Pero las hienas no tienen corazón, porque por más que se les abrace, por más que los políticos los consideren “humanos”, hay algo en ellos muerto, hay algo en ellos que les apesta el alma. Qué maldito coraje, qué incontenible rabia contra quienes nos gobiernan y no, paciente lector, no me refiero a los políticos, sino a usted ya sabe quiénes.

El gobierno del estado de Chihuahua lo confirmó como una de las víctimas del ataque. No se sabe nada más porque, en este país, parece que las autoridades solo sirven para llevar el marcador de las muertes, parece que nada más es su responsabilidad. En ese momento sentí la rabia ante la muerte que sintió Miguel Hernández cuando escribió su Elegía a Ramón Sijé, pero también una frase sin sentido que escribí en un poema de hace muchos años: jamás la inminencia de la muerte nos quitará la certeza de la vida.

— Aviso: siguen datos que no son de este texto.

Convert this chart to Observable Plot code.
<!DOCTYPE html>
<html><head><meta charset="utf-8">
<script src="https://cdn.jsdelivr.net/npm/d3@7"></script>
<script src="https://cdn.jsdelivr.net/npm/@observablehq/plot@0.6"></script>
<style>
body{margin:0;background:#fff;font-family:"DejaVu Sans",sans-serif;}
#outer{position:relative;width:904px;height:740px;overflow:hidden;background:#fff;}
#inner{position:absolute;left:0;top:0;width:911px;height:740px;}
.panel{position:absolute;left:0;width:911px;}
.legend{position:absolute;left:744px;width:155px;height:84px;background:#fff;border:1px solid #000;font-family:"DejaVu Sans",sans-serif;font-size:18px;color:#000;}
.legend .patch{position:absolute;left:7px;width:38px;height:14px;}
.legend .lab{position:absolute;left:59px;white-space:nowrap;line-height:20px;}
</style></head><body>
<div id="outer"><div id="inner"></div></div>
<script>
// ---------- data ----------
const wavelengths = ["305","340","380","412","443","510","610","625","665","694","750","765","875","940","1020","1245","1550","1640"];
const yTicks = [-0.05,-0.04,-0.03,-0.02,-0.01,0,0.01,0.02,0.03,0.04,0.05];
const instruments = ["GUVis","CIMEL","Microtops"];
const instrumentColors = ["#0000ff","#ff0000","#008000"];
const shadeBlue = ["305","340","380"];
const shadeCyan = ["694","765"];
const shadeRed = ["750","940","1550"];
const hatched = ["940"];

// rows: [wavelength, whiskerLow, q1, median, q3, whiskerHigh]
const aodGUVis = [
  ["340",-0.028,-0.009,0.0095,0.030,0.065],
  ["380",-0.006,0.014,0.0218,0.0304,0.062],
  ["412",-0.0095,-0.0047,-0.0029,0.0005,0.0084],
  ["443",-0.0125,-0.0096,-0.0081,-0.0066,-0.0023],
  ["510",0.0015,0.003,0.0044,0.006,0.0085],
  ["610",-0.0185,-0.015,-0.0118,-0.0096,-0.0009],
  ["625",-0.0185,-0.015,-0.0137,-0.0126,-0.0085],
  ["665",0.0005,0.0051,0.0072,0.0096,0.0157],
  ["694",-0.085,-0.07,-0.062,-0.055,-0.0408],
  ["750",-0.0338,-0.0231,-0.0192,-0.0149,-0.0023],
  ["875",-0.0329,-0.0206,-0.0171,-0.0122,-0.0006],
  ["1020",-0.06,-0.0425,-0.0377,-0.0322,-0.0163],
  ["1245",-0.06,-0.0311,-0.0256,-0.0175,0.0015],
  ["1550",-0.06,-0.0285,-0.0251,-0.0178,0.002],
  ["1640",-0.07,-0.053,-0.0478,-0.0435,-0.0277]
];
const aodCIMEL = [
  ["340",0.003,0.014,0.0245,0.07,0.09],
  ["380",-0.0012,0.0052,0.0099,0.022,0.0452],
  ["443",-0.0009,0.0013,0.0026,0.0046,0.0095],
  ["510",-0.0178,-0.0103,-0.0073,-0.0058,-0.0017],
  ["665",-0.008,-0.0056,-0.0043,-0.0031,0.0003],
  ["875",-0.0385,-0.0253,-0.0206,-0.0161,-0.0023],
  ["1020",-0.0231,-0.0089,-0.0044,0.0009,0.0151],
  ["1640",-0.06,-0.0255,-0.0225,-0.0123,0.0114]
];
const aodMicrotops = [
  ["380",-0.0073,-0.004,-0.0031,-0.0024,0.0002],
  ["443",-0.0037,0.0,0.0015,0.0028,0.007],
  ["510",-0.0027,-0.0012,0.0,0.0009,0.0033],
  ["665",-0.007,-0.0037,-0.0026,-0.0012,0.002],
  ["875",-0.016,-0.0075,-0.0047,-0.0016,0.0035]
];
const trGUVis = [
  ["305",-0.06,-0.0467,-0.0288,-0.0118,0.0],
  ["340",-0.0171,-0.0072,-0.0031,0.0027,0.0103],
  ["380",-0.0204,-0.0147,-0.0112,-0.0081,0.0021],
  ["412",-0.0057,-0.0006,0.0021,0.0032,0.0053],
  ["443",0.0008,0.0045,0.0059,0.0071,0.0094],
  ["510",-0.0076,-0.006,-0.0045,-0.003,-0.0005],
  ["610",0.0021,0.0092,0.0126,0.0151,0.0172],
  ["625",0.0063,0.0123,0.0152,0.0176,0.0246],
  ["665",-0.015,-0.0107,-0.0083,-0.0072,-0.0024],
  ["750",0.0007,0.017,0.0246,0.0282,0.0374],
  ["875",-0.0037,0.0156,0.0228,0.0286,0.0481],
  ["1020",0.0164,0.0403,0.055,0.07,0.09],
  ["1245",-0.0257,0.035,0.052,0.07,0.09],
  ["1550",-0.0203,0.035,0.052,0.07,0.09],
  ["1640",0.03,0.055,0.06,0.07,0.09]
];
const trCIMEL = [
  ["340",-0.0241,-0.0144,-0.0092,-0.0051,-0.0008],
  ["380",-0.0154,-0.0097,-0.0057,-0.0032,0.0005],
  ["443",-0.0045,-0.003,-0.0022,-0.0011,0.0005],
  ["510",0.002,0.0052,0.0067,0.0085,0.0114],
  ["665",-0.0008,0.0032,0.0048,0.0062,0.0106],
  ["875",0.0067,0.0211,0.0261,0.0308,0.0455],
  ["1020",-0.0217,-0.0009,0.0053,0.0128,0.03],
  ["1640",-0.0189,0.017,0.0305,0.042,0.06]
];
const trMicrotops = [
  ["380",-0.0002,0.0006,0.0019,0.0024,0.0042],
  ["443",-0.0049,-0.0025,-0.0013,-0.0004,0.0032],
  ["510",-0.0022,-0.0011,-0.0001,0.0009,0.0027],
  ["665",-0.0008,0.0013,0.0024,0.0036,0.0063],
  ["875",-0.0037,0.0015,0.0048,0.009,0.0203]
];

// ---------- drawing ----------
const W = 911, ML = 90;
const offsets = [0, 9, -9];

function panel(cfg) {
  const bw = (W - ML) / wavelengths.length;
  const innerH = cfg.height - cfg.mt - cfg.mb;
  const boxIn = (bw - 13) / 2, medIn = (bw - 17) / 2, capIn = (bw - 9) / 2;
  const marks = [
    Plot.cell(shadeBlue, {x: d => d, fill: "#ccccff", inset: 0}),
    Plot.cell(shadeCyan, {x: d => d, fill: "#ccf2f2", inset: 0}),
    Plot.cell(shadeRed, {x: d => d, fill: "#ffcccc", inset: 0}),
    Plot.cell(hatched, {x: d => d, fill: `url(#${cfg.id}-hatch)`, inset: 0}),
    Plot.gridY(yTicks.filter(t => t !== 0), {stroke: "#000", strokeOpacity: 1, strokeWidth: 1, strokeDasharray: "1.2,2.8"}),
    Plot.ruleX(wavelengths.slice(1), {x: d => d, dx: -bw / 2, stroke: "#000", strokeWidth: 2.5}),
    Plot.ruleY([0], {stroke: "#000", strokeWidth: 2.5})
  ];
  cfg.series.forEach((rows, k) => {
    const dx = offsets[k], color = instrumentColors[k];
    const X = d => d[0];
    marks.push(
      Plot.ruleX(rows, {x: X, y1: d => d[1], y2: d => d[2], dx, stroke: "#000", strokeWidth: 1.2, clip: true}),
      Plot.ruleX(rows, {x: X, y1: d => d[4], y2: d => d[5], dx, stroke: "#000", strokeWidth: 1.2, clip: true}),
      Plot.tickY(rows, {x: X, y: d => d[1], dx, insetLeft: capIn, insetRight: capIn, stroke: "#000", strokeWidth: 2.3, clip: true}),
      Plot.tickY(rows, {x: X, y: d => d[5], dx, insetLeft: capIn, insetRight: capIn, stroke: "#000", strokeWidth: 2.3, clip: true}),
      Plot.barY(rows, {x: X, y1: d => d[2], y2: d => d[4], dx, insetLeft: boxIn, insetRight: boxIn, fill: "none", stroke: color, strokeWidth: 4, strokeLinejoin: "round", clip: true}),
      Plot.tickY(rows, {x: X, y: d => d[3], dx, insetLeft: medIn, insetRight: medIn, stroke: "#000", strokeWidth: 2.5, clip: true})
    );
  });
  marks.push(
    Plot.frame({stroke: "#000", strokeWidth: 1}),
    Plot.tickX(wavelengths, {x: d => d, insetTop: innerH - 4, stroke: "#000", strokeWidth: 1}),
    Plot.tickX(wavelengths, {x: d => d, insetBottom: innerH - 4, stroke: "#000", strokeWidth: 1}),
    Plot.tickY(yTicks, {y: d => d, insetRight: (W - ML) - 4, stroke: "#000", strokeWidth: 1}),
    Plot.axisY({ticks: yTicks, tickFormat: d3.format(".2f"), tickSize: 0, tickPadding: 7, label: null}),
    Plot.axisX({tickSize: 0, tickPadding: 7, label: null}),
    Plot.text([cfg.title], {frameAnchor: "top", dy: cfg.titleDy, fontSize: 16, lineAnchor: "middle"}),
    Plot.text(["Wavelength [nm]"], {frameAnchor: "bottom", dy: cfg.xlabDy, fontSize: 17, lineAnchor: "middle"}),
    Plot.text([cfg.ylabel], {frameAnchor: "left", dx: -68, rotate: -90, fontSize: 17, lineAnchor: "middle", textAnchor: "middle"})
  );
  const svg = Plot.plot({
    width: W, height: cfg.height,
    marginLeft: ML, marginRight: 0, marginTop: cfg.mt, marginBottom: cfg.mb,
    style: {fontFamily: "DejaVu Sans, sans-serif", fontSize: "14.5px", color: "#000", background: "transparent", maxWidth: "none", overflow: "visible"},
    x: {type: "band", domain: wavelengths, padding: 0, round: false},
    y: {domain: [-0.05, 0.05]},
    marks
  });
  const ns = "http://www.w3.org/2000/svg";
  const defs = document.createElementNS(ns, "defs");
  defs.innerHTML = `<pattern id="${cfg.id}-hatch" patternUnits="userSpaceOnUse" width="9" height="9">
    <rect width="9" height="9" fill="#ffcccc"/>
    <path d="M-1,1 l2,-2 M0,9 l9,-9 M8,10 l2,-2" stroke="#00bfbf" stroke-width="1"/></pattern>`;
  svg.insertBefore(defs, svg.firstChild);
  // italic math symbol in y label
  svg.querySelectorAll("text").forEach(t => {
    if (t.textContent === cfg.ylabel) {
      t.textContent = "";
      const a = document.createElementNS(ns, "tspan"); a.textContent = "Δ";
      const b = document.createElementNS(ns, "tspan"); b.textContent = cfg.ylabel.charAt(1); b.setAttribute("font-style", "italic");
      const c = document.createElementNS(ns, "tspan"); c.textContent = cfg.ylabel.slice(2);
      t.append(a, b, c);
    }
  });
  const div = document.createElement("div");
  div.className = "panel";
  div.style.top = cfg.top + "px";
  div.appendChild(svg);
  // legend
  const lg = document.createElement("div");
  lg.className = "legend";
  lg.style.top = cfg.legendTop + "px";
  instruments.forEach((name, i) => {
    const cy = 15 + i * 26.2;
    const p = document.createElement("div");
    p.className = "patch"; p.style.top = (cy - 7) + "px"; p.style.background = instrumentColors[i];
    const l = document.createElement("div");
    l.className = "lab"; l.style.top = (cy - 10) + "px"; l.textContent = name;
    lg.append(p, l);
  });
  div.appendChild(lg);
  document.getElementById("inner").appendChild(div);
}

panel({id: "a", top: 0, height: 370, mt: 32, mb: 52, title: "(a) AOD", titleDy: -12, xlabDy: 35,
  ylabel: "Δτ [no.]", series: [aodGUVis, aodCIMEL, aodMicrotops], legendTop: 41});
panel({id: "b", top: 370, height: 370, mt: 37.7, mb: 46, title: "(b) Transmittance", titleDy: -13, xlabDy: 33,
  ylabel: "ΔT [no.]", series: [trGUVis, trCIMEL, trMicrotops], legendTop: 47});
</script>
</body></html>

Tal vez sea un consuelo tonto, pero prefiero contentarme con las buenas anécdotas. Y hay una especie de maldición/bendición conmigo: siempre que viajo fuera de la Ciudad de México, llueve a donde llego. Cuando llegamos a Chihuahua, que ha sufrido el rigor de la sequía, estaba lloviendo.

“Se me hace que vamos a traernoslo para acá”, dijo, risueño, don Pedro, quien no está muerto, porque la gente buena no puede morir; está en cada rincón de Chihuahua y estará en las cosas que yo cuente y recuerde sobre ese lugar mágico.

Que descanse en paz don Pedro Heliodoro Palma y, hoy más que nunca, que Dios se apiade de nosotros. Goian bego.